++++ Data provided ++++
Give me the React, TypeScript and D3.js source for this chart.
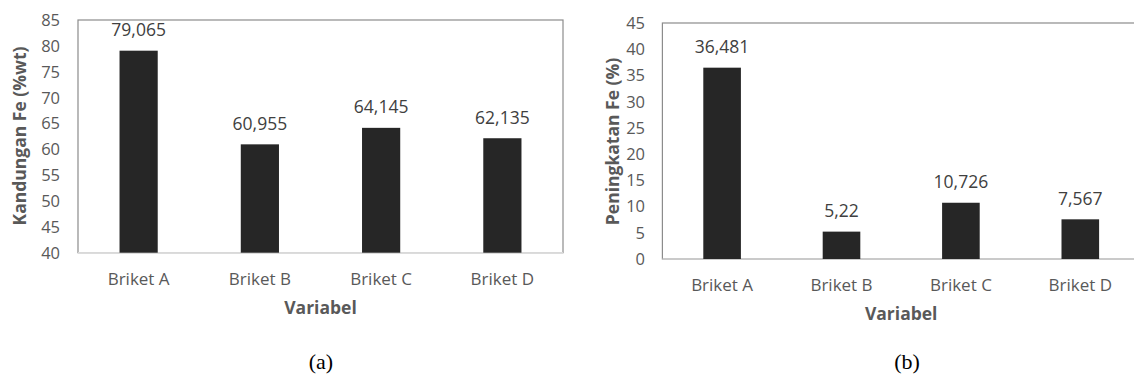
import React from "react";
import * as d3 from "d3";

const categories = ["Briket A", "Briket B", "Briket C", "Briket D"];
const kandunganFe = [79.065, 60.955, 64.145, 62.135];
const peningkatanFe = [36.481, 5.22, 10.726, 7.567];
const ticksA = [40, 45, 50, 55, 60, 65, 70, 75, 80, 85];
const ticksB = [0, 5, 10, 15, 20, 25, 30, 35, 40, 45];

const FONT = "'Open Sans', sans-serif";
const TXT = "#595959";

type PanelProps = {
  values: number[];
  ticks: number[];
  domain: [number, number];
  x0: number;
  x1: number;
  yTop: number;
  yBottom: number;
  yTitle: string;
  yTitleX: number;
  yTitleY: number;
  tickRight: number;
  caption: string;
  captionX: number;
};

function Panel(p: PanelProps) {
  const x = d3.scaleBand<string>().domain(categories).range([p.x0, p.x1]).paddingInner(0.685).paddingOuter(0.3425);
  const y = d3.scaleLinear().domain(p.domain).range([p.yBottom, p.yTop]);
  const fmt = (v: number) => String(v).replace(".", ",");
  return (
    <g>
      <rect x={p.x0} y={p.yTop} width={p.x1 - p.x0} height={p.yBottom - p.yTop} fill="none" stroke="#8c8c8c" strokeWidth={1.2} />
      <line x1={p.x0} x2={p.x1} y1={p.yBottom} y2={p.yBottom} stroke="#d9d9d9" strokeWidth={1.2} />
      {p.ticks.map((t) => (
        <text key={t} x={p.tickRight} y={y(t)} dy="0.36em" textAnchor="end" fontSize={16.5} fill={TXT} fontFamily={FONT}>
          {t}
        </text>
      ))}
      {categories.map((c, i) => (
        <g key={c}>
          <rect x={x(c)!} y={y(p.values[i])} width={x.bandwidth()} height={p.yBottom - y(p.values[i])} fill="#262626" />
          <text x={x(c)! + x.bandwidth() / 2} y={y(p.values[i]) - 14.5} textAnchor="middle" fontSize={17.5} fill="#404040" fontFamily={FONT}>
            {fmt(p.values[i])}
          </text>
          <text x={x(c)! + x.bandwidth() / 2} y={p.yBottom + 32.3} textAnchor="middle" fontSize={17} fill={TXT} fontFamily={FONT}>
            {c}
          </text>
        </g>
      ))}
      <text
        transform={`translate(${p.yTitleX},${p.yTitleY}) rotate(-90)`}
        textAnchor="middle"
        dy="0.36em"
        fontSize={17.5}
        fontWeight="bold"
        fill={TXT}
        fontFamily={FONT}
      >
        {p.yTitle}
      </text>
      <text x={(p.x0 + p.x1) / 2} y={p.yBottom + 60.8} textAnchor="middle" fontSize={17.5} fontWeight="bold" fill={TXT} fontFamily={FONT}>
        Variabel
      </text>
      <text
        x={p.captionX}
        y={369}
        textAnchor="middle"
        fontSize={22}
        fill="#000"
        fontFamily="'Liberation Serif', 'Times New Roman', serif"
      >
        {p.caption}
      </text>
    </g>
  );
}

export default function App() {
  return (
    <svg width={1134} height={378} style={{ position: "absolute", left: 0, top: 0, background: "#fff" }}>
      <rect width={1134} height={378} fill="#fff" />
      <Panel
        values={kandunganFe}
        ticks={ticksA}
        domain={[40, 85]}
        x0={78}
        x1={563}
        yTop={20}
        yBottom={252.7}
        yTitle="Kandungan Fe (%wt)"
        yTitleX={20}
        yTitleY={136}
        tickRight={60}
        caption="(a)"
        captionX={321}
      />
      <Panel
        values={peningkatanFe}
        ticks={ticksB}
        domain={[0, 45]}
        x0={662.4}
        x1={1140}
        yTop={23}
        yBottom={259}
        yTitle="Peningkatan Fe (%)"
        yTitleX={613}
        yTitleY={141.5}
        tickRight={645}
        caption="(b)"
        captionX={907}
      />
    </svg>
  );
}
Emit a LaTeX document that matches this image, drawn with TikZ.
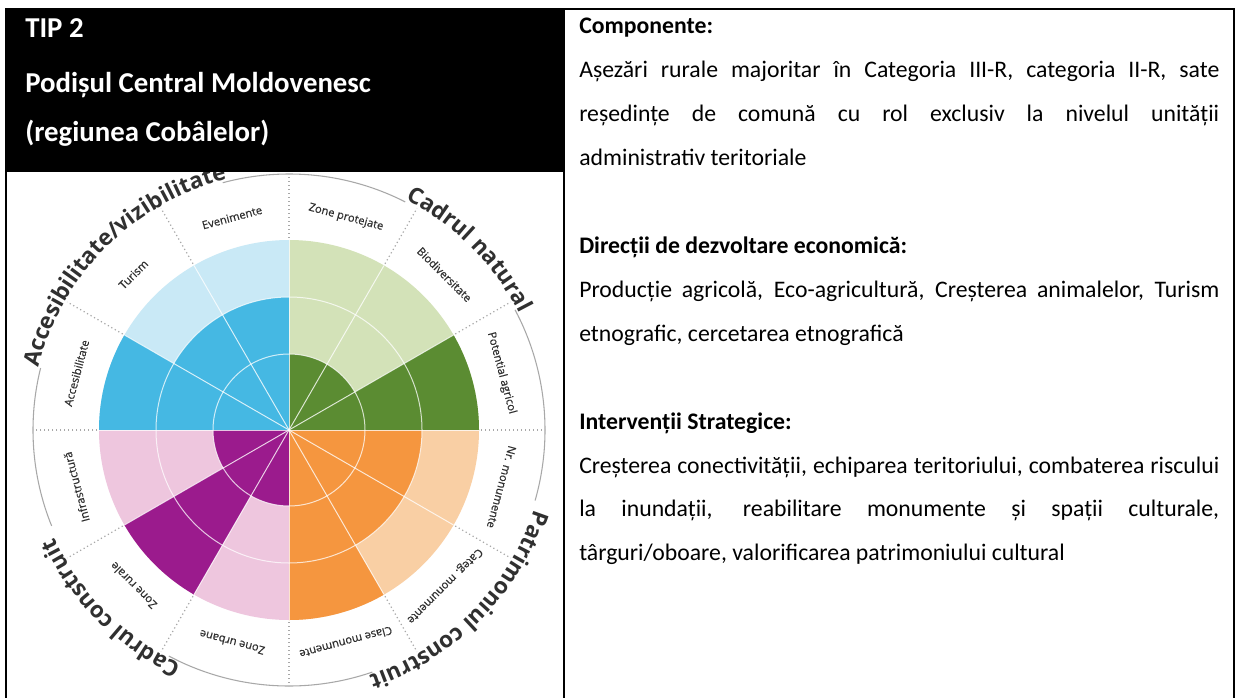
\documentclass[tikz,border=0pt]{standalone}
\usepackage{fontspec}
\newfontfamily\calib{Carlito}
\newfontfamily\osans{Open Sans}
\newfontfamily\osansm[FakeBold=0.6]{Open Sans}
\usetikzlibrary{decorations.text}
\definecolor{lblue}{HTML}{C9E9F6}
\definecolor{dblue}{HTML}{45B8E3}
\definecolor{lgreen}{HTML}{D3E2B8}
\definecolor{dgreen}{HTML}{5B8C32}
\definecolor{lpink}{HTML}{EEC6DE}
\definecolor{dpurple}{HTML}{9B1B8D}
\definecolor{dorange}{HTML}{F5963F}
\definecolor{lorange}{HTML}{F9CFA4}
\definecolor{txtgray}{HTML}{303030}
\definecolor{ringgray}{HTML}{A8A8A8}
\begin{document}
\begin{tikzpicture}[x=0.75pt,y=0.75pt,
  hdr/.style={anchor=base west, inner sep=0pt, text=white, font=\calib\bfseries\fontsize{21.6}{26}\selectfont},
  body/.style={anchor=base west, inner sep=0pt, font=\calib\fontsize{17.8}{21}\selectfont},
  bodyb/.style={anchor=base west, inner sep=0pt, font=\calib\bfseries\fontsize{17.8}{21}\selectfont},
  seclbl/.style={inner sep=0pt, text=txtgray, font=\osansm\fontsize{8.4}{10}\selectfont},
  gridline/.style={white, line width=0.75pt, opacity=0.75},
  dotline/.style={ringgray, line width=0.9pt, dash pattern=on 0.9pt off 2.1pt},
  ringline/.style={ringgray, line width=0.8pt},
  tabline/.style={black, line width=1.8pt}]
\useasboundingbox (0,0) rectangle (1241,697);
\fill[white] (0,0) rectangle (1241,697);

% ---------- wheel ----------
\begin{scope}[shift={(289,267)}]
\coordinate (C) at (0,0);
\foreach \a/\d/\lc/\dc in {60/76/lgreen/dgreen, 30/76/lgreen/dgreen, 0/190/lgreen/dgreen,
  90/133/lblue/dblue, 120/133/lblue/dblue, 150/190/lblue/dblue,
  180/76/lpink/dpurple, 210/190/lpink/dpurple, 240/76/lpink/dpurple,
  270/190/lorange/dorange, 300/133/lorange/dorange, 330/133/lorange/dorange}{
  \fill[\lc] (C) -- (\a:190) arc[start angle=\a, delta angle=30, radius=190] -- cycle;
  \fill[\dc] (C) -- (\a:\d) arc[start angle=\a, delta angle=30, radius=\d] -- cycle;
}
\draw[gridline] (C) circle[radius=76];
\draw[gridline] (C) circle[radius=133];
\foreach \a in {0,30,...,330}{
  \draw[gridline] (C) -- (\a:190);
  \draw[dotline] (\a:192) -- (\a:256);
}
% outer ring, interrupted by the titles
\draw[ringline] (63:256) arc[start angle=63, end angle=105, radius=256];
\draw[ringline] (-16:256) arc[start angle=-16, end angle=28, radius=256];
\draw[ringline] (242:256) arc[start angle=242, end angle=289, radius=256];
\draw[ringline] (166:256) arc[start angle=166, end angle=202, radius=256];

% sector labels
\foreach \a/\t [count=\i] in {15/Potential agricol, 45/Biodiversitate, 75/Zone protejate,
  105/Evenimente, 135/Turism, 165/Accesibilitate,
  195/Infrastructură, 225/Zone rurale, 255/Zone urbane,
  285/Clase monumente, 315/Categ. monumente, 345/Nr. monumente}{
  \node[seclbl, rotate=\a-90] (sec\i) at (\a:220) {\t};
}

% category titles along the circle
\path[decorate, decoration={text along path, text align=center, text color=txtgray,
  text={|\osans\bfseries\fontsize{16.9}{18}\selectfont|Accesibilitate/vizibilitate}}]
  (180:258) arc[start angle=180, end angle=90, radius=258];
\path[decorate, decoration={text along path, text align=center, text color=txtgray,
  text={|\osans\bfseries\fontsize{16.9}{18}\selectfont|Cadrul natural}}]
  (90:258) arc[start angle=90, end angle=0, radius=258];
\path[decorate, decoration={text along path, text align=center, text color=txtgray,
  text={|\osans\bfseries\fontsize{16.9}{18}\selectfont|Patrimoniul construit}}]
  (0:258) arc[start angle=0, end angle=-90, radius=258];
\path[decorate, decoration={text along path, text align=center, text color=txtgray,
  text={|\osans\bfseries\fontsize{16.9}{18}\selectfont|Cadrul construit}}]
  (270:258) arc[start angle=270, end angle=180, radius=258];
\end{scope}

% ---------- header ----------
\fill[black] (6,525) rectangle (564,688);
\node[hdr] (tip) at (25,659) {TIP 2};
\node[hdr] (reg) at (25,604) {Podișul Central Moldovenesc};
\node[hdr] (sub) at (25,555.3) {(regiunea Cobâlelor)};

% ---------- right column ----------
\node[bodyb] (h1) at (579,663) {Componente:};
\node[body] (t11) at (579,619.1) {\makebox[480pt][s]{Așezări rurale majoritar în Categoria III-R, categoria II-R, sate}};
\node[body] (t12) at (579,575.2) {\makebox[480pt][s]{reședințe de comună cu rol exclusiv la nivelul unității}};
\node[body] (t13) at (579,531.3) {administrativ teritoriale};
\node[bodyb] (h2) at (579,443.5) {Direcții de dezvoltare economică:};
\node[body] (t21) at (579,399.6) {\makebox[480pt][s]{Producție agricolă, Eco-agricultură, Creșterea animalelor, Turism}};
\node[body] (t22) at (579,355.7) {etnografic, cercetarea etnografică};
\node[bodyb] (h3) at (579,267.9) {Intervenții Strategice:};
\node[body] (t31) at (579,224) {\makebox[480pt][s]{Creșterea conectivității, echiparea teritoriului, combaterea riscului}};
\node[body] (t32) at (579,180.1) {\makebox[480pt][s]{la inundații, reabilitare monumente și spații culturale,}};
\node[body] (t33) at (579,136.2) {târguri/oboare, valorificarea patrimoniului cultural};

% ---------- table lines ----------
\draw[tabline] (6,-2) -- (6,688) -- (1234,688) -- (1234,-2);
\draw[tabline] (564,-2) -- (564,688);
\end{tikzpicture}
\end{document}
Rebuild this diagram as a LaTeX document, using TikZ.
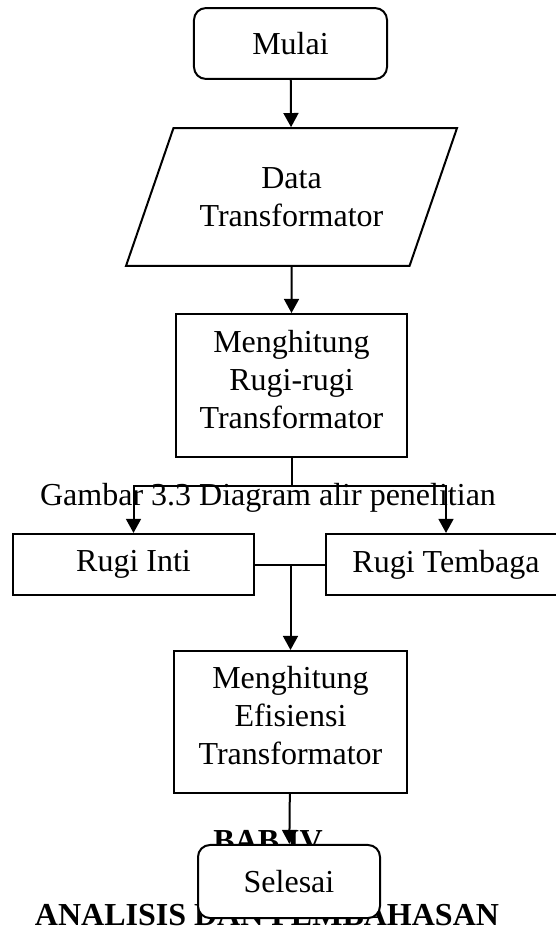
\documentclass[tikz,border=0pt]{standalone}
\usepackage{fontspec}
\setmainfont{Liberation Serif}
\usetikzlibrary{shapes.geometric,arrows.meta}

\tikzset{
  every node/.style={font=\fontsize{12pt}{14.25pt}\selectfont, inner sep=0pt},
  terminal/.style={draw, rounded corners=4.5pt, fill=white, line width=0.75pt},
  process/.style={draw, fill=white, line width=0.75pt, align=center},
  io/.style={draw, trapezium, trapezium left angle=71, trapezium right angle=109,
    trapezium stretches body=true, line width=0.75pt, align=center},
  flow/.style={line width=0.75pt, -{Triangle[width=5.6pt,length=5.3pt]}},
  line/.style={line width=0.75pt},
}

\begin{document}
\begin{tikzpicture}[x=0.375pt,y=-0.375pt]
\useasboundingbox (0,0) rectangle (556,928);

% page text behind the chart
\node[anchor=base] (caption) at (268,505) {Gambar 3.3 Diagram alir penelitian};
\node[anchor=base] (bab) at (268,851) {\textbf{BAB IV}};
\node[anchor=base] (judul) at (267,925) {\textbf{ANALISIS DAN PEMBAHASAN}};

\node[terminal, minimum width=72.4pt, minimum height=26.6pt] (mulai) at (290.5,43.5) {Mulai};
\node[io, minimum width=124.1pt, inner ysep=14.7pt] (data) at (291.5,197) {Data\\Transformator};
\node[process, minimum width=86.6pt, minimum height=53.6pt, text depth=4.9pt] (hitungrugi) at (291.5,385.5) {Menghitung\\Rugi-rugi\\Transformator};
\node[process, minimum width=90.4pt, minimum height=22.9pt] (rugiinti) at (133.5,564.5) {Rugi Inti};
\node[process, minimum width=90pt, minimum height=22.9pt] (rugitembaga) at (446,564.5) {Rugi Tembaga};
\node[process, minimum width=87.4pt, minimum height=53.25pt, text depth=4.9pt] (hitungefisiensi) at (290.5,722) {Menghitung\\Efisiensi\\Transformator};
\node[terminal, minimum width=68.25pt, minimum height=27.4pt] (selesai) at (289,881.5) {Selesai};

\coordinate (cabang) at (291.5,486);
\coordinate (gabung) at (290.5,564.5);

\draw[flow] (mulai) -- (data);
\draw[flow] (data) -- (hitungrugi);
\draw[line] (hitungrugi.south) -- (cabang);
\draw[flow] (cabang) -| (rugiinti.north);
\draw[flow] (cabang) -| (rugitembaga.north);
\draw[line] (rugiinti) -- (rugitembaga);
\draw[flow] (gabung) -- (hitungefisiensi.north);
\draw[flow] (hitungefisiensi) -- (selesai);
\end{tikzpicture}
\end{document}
++++
## What to work on
From the first line of the listing above, repeat every line through the one holding "import * as". Both ends count, and pictures stay out.

## Complete output
Give me the React, TypeScript and D3.js source for this chart.
import React from "react";
import * as d3 from "d3";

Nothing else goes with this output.